## Problem
Transcribe the material from its first line onward, ending with the line that contains "51.5, 71.9, 81.9];" and adding nothing beyond it.

───── Collected material ─────

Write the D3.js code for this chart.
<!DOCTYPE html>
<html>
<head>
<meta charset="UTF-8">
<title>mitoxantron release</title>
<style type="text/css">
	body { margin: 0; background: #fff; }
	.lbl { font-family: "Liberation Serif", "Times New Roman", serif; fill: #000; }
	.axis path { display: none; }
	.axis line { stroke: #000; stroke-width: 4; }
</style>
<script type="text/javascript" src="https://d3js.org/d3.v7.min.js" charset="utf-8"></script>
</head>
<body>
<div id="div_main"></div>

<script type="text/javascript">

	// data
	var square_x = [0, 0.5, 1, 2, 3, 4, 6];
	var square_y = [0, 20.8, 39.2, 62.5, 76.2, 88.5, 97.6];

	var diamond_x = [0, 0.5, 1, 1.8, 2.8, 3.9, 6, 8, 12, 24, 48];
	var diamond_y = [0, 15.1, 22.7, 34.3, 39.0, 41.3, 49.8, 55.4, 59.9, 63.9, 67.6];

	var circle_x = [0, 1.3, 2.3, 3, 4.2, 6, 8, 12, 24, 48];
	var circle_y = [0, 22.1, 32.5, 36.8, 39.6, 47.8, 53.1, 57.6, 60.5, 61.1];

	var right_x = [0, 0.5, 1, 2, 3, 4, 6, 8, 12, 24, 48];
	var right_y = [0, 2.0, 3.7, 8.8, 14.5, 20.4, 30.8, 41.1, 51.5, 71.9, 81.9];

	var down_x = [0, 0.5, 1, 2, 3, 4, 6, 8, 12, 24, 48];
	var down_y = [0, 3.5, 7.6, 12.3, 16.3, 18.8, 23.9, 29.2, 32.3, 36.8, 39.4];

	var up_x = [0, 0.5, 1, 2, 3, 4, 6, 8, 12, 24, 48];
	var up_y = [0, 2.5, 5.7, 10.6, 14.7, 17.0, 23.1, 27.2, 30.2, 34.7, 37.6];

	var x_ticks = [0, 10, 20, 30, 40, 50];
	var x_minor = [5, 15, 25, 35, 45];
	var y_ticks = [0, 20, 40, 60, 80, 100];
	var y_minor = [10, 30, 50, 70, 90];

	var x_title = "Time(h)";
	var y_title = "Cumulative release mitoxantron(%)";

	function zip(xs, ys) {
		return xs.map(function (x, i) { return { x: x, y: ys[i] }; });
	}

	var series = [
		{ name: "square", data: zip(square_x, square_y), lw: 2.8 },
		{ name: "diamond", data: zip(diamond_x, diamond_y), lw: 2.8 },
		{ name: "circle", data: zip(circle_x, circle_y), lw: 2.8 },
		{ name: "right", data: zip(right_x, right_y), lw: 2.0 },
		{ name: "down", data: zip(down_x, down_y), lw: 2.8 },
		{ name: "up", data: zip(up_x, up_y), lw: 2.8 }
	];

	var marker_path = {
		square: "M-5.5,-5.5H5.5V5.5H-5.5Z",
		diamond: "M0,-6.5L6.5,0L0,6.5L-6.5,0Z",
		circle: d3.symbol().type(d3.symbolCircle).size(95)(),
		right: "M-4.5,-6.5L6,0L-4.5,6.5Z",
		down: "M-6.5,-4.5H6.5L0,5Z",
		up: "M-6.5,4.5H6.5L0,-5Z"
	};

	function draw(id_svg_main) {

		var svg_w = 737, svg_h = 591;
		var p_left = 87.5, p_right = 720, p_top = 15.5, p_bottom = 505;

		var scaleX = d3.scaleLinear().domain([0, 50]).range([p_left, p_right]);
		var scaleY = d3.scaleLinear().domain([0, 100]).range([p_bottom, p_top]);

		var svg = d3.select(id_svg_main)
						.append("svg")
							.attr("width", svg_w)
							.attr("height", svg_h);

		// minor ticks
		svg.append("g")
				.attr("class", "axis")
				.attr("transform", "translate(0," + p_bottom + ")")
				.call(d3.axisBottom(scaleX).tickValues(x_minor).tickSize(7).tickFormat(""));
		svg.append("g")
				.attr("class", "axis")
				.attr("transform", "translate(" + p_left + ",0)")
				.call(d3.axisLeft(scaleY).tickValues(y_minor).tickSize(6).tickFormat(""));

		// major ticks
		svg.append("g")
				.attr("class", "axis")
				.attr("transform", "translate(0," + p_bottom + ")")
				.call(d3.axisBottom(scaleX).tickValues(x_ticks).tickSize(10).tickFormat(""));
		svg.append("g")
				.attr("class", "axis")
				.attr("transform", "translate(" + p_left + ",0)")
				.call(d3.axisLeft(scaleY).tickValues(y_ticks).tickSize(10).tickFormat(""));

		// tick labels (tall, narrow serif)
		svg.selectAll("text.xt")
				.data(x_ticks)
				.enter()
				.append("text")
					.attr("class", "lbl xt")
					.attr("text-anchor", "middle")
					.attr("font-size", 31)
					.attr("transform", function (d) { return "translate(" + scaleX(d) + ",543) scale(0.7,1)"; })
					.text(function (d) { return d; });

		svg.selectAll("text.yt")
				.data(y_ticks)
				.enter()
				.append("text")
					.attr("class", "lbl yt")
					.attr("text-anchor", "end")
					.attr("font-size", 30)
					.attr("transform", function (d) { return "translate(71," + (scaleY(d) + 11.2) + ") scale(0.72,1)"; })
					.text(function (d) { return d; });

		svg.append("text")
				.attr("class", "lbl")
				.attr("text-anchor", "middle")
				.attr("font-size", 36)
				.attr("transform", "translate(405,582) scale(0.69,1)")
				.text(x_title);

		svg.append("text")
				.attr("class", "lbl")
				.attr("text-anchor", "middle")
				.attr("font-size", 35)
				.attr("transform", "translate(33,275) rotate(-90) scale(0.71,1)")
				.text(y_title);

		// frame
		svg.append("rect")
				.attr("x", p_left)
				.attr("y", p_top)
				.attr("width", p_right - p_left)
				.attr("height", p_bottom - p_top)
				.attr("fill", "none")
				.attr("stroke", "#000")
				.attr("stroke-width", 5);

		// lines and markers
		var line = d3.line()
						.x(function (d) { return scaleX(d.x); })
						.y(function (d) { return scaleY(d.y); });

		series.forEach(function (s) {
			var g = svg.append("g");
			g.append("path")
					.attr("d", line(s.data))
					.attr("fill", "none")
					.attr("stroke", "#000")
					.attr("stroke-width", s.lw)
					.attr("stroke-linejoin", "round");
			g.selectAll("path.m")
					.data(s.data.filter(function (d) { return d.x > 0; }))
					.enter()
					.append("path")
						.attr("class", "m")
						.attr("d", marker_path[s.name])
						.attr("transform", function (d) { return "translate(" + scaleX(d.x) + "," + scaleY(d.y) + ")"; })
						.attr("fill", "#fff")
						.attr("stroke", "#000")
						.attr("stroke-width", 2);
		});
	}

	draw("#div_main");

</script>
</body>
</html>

─────

## Answer to this task
Write the D3.js code for this chart.
<!DOCTYPE html>
<html>
<head>
<meta charset="UTF-8">
<title>mitoxantron release</title>
<style type="text/css">
	body { margin: 0; background: #fff; }
	.lbl { font-family: "Liberation Serif", "Times New Roman", serif; fill: #000; }
	.axis path { display: none; }
	.axis line { stroke: #000; stroke-width: 4; }
</style>
<script type="text/javascript" src="https://d3js.org/d3.v7.min.js" charset="utf-8"></script>
</head>
<body>
<div id="div_main"></div>

<script type="text/javascript">

	// data
	var square_x = [0, 0.5, 1, 2, 3, 4, 6];
	var square_y = [0, 20.8, 39.2, 62.5, 76.2, 88.5, 97.6];

	var diamond_x = [0, 0.5, 1, 1.8, 2.8, 3.9, 6, 8, 12, 24, 48];
	var diamond_y = [0, 15.1, 22.7, 34.3, 39.0, 41.3, 49.8, 55.4, 59.9, 63.9, 67.6];

	var circle_x = [0, 1.3, 2.3, 3, 4.2, 6, 8, 12, 24, 48];
	var circle_y = [0, 22.1, 32.5, 36.8, 39.6, 47.8, 53.1, 57.6, 60.5, 61.1];

	var right_x = [0, 0.5, 1, 2, 3, 4, 6, 8, 12, 24, 48];
	var right_y = [0, 2.0, 3.7, 8.8, 14.5, 20.4, 30.8, 41.1, 51.5, 71.9, 81.9];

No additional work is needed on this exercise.